14 December, 2007

Bukhara

Getting to Bukhara was an experience. From Tashkent to Samarkand, you pick up the bus that goes there - it will leave when it is full, but that is pretty much the only quirk. With it being a nice big bus, and air conditioned, I was almost a little disappointed. Almost. The Samarkand to
Bukhara one was much more interesting, despite being similar in appearance. For a start, it was the Tashkent to Samarkand bus and it would only stop if it wasn't full, which ruled out the first few. Then it got to the ar$e end of nowhere and everyone got out. Those going on to Bukhara were shunted into a minibus which was, by happy coincidence, exactly big enough for all of us. As long as people sat on the stools in the aisles. Yay! The spiderweb lattice work on the shattered windscreen was standard equipment. I was grinning pretty much all the way in. I'm expecting similar or even worse in China - especially the Yunnan trip.
The madrassas and mosques are very similar to those of Samarkand. This is no bad thing as they are still wonderful.
Too much history is a bit overwhelming!


The pool in the centre of Bukhara where all would gather.

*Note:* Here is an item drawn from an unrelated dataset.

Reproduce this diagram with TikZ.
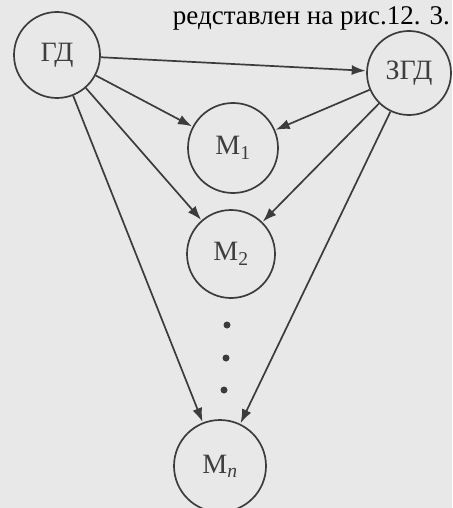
\documentclass[tikz,border=0pt]{standalone}
\usepackage{fontspec}
\setmainfont{Liberation Serif}
\usetikzlibrary{arrows.meta}
\definecolor{paper}{RGB}{232,232,232}
\definecolor{ink}{RGB}{60,60,60}
\definecolor{txt}{RGB}{62,62,62}
\begin{document}
\begin{tikzpicture}[x=1pt,y=-1pt,
  vertex/.style={circle,draw=ink,line width=1.7pt,inner sep=0pt,text=txt,font=\fontsize{28}{30}\selectfont},
  link/.style={draw=ink,line width=1.7pt,-{Latex[length=14pt,width=10pt]},shorten >=0.5pt},
  dotmark/.style={circle,fill=ink,inner sep=0pt,minimum size=7pt}]
\fill[paper] (0,0) rectangle (452,508);
\useasboundingbox (0,0) rectangle (452,508);
\node[anchor=base east,text=black,inner sep=0pt,font=\fontsize{27}{28}\selectfont] (cap) at (450,25) {редставлен на рис.12. 3.};
\node[vertex,minimum size=86pt] (gd) at (57,55) {ГД};
\node[vertex,minimum size=84pt] (zgd) at (409,73) {ЗГД};
\node[vertex,minimum size=90pt] (m1) at (233,148) {М\textsubscript{1}};
\node[vertex,minimum size=88pt] (m2) at (231,254) {М\textsubscript{2}};
\node[vertex,minimum size=92pt] (mn) at (220,466) {М\textsubscript{\itshape n}};
\node[dotmark] (d1) at (227,325) {};
\node[dotmark] (d2) at (226,358) {};
\node[dotmark] (d3) at (224,390) {};
\draw[link] (gd) -- (zgd);
\draw[link] (gd) -- (m1);
\draw[link] (gd) -- (m2);
\draw[link] (gd) -- (mn);
\draw[link] (zgd) -- (m1);
\draw[link] (zgd) -- (m2);
\draw[link] (zgd) -- (mn);
\end{tikzpicture}
\end{document}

The tower. Genghis Khan didn't flatten it because he felt something so impressive would bring him bad luck.



The citadel. 500 BC or somesuch

A wooden mosque

The oldest bulding in town. Also not razed by GK, but this one because he didn't know it was there.

This one has a pole with a yak's tail hanging from it. This symbolises that a saint is buried here. This one devised a branch of Islam based on working as well as worshipping.